Chances are, your current stretching routine isn’t actually helping you perform better or prevent injuries. In fact, it could be doing the opposite. But thanks to new research about “dynamic stretching,” you can change all that.
Now, the word “dynamic” is nothing new in sports. Pairing this word with stretching probably is new, however, especially for parents who recall their gym class days, where stretching was something that involved being very still while holding one’s body in uncomfortable positions for 10 or 20 seconds at a time. But when it comes to keeping young athletes healthy today, increasingly, the notion that stretching must also incorporate some motion is an important one to know.
Traditionally, athletes have thought of stretching as pulling or pushing on a muscle and holding it for an extended period. However, recent studies have shown that dynamic stretching—the use of slow, controlled movements to stretch the muscles—is much more effective at preventing injuries and improving performance than static stretching, which can actually hurt performance in some cases.
For example, a 2008 study of women’s soccer players at Middle Tennessee State University found that players using static stretching techniques prior to a workout produced significantly slower times in a 30-meter sprint versus those players who didn’t stretch at all. On the other hand, a 2009 study of golfers at Dublin City University in Ireland found that golfers who used dynamic stretching achieved “significantly greater club head speeds” than golfers who used static stretching or failed to stretch at all. Perhaps most telling, another recent study by the Centers for Disease Control and Prevention found that the incorporation of dynamic stretching into a warm-up routine for female collegiate soccer players nearly halved knee injuries among the group.
So, dynamic stretching sounds great, but you might find yourself asking, "How do you do it?” The answer is likely to vary depending on the sport in question, because the best dynamic stretching exercises use motions from the sport they're being used to prepare for. However, a number of dynamic stretching exercises are effective in multiple sports.
In one popular exercise, the athlete walks forward with arms extended out in front at shoulder height and tries to bring his or her foot up to the opposite hand with every step. This is sometimes called the “Toy Soldier,” or the “Frankenstein Walk.” The carioca—a sideways jog crossing one’s feet back and forth in front of the other—is also useful for multiple sports, including tennis, baseball, and basketball. Warming up the cardiovascular system is also a key to dynamic stretching, so some form of jogging should be part of any dynamic stretching routine. (To view actual dynamic stretching routines, there are plenty of examples available online, including routines for soccer, hockey, basketball, baseball and nearly any other sport you’d care to name.)

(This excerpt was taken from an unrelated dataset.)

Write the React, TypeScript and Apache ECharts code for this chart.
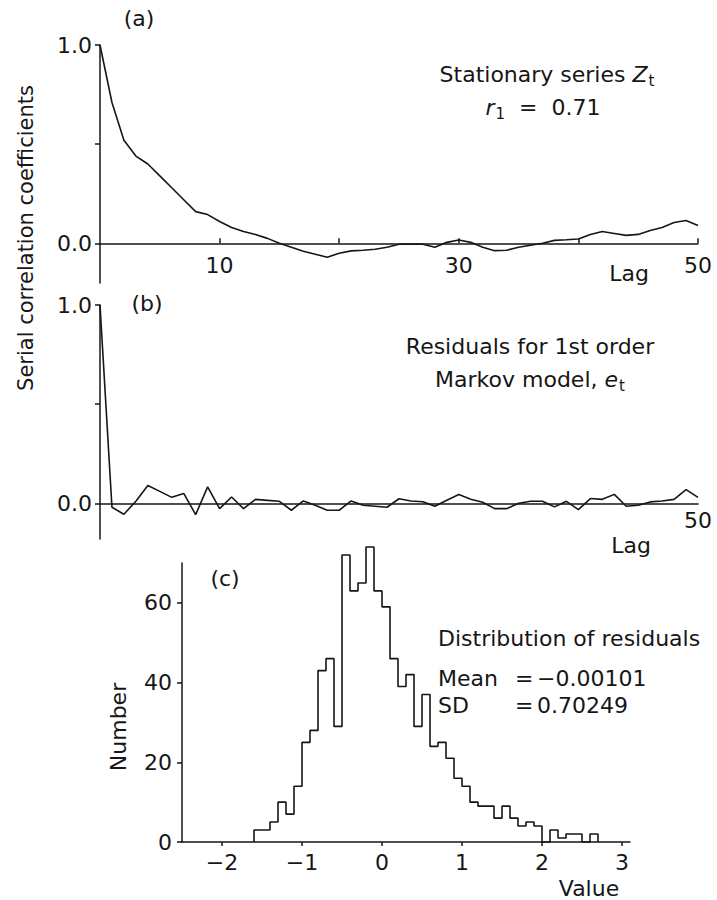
import React, { useEffect, useRef } from "react";
import * as echarts from "echarts";

// ---- Data ----
const LAGS = [
  0, 1, 2, 3, 4, 5, 6, 7, 8, 9, 10, 11, 12, 13, 14, 15, 16, 17, 18, 19, 20, 21, 22, 23, 24, 25,
  26, 27, 28, 29, 30, 31, 32, 33, 34, 35, 36, 37, 38, 39, 40, 41, 42, 43, 44, 45, 46, 47, 48, 49, 50,
];
// (a) autocorrelation of stationary series Z_t
const ACF_Z = [
  1.0, 0.71, 0.52, 0.44, 0.4, 0.34, 0.28, 0.22, 0.16, 0.145, 0.11, 0.08, 0.06, 0.045, 0.025, 0.0,
  -0.02, -0.04, -0.055, -0.07, -0.05, -0.038, -0.035, -0.03, -0.02, -0.005, -0.003, -0.005, -0.02,
  0.005, 0.017, 0.005, -0.02, -0.037, -0.035, -0.02, -0.01, 0.0, 0.015, 0.018, 0.022, 0.045, 0.06,
  0.05, 0.04, 0.045, 0.065, 0.08, 0.105, 0.115, 0.09,
];
// (b) autocorrelation of residuals e_t
const ACF_E = [
  1.0, -0.02, -0.055, 0.01, 0.09, 0.06, 0.03, 0.05, -0.057, 0.083, -0.027, 0.032, -0.027, 0.02,
  0.015, 0.01, -0.035, 0.012, -0.01, -0.035, -0.035, 0.012, -0.01, -0.015, -0.02, 0.023, 0.012,
  0.008, -0.015, 0.015, 0.044, 0.02, 0.005, -0.027, -0.027, 0.0, 0.01, 0.01, -0.018, 0.01, -0.032,
  0.024, 0.02, 0.045, -0.015, -0.01, 0.007, 0.012, 0.02, 0.069, 0.03,
];
// (c) histogram of residuals: bins of width 0.1 starting at -1.6
const HIST_START = -1.6;
const HIST_BIN = 0.1;
const HIST_COUNTS = [
  3, 3, 5, 10, 7, 14, 25, 28, 43, 46, 29, 72, 63, 65, 74, 63, 59, 46, 39, 42, 29, 37, 24, 25, 21,
  16, 14, 10, 9, 9, 6, 9, 6, 4, 5, 4, 0, 3, 1, 2, 2, 0, 2,
];

const LAG_TICKS = [10, 20, 30, 40, 50];
const LAG_LABELS_A = [10, 30, 50];
const LAG_LABELS_B = [50];
const ACF_TICKS = [0, 0.5, 1];
const ACF_LABELS = [0, 1];
const VALUE_TICKS = [-2, -1, 0, 1, 2, 3];
const NUMBER_TICKS = [0, 20, 40, 60];

const FONT = "DejaVu Sans";
const INK = "#161616";

function histPoints(): number[][] {
  const pts: number[][] = [[HIST_START, 0]];
  HIST_COUNTS.forEach((c, i) => {
    const l = HIST_START + i * HIST_BIN;
    const r = HIST_START + (i + 1) * HIST_BIN;
    pts.push([l, c]);
    pts.push([r, c]);
  });
  pts.push([HIST_START + HIST_COUNTS.length * HIST_BIN, 0]);
  return pts;
}

const axisLineStyle = { color: INK, width: 1.5 };
const labelBase = { color: INK, fontFamily: FONT, fontSize: 22 };

function txt(x: number, y: number, text: string, extra: any = {}) {
  return {
    type: "text",
    x,
    y,
    ...(extra.rotation !== undefined ? { rotation: extra.rotation } : {}),
    style: {
      text,
      fill: INK,
      fontFamily: FONT,
      fontSize: extra.fontSize ?? 22,
      textAlign: extra.align ?? "center",
      textVerticalAlign: "middle",
      ...(extra.rich ? { rich: extra.rich } : {}),
    },
  };
}

const subRich = {
  n: { fontSize: 22, fontFamily: FONT, fill: INK, lineHeight: 26 },
  i: { fontSize: 22, fontFamily: FONT, fill: INK, lineHeight: 26, fontStyle: "italic" },
  s: { fontSize: 15, fontFamily: FONT, fill: INK, lineHeight: 26, padding: [14, 0, 0, 1] },
};

export default function App() {
  const ref = useRef<HTMLDivElement>(null);
  useEffect(() => {
    if (!ref.current) return;
    const chart = echarts.init(ref.current, undefined, { renderer: "svg" });
    const lineSeries = (data: number[][], idx: number, clip = true) => ({
      type: "line",
      xAxisIndex: idx,
      yAxisIndex: idx,
      data,
      symbol: "none",
      clip,
      lineStyle: { color: INK, width: 1.6 },
      silent: true,
    });
    const lagX = (idx: number, labels: number[], ticks: boolean, margin: number) => ({
      gridIndex: idx,
      type: "value",
      min: 0,
      max: 50,
      axisLine: { show: true, onZero: true, lineStyle: axisLineStyle },
      axisTick: { show: ticks, inside: true, length: 5, customValues: LAG_TICKS, lineStyle: axisLineStyle },
      axisLabel: { ...labelBase, customValues: labels, margin },
      splitLine: { show: false },
    });
    const acfY = (idx: number, min: number) => ({
      gridIndex: idx,
      type: "value",
      min,
      max: 1,
      axisLine: { show: true, onZero: false, lineStyle: axisLineStyle },
      axisTick: { show: true, length: 5, customValues: ACF_TICKS, lineStyle: axisLineStyle },
      axisLabel: {
        ...labelBase,
        customValues: ACF_LABELS,
        margin: 8,
        formatter: (v: number) => v.toFixed(1),
      },
      splitLine: { show: false },
    });
    chart.setOption({
      animation: false,
      backgroundColor: "#ffffff",
      grid: [
        { left: 100, top: 45, width: 598, height: 238 },
        { left: 100, top: 305, width: 598, height: 234 },
        { left: 182, top: 563, width: 448, height: 279 },
      ],
      xAxis: [
        lagX(0, LAG_LABELS_A, true, -29),
        lagX(1, LAG_LABELS_B, false, -30),
        {
          gridIndex: 2,
          type: "value",
          min: -2.5,
          max: 3.1,
          axisLine: { show: true, onZero: false, lineStyle: axisLineStyle },
          axisTick: { show: true, length: 4, customValues: VALUE_TICKS, lineStyle: axisLineStyle },
          axisLabel: {
            ...labelBase,
            customValues: VALUE_TICKS,
            margin: 9,
            formatter: (v: number) => (v < 0 ? "\u2212" + Math.abs(v) : String(v)),
          },
          splitLine: { show: false },
        },
      ],
      yAxis: [
        acfY(0, -0.2),
        acfY(1, -0.18),
        {
          gridIndex: 2,
          type: "value",
          min: 0,
          max: 70,
          axisLine: { show: true, onZero: false, lineStyle: axisLineStyle },
          axisTick: { show: true, length: 5, customValues: NUMBER_TICKS, lineStyle: axisLineStyle },
          axisLabel: { ...labelBase, customValues: NUMBER_TICKS, margin: 10 },
          splitLine: { show: false },
        },
      ],
      series: [
        lineSeries(LAGS.map((l, i) => [l, ACF_Z[i]]), 0),
        lineSeries(LAGS.map((l, i) => [l, ACF_E[i]]), 1),
        lineSeries(histPoints(), 2, false),
      ],
      graphic: [
        txt(139, 18, "(a)"),
        txt(147, 303, "(b)"),
        txt(225, 578, "(c)"),
        txt(26, 238, "Serial correlation coefficients", { rotation: Math.PI / 2, fontSize: 21 }),
        txt(118, 727, "Number", { rotation: Math.PI / 2 }),
        txt(547, 74, "{n|Stationary series }{i|Z}{s|t}", { rich: subRich }),
        txt(543, 107, "{i|r}{s|1}{n|  =  0.71}", { rich: subRich }),
        txt(530, 346, "Residuals for 1st order"),
        txt(530, 379, "{n|Markov model, }{i|e}{s|t}", { rich: subRich }),
        txt(629, 273, "Lag"),
        txt(631, 545, "Lag"),
        txt(589, 888, "Value"),
        txt(438, 638, "Distribution of residuals", { align: "left" }),
        txt(438, 678, "Mean", { align: "left" }),
        txt(515, 678, "=", { align: "left" }),
        txt(537, 678, "\u22120.00101", { align: "left" }),
        txt(438, 705, "SD", { align: "left" }),
        txt(515, 705, "=", { align: "left" }),
        txt(537, 705, "0.70249", { align: "left" }),
      ],
    });
    return () => chart.dispose();
  }, []);
  return (
    <div
      ref={ref}
      style={{ position: "fixed", left: 0, top: 0, width: 717, height: 900, background: "#fff" }}
    />
  );
}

There is still a place for static stretching in an exercise routine, however, but now it should come after a workout or game. In fact, studies have shown that incorporating a static stretching routine into the cool down phase helps the recovery process and improves the range of motion.
In fact, to drive home this new, dynamic-first, static-last, stretching routine among kids, the National Academy of Sports Medicine is spreading the word through a popular medium—video games. The NASM worked with video game company THQ during its recent development of the UFC Personal Trainer game, so that the exercise routines begin with dynamic stretching (including elements like the “Toy Soldier,” arm circles, and mountain climbers) and ends with static stretching.
So, if you’re coaching a youth sports team or just curious about your athletic child’s pre-workout routine, it’s worth looking beyond what you remember from your youth and learning more about dynamic stretching for warm-ups before practices and games. There’s still a place for the stretching you grew up with, but it’s not the place to start. It’s the place to end.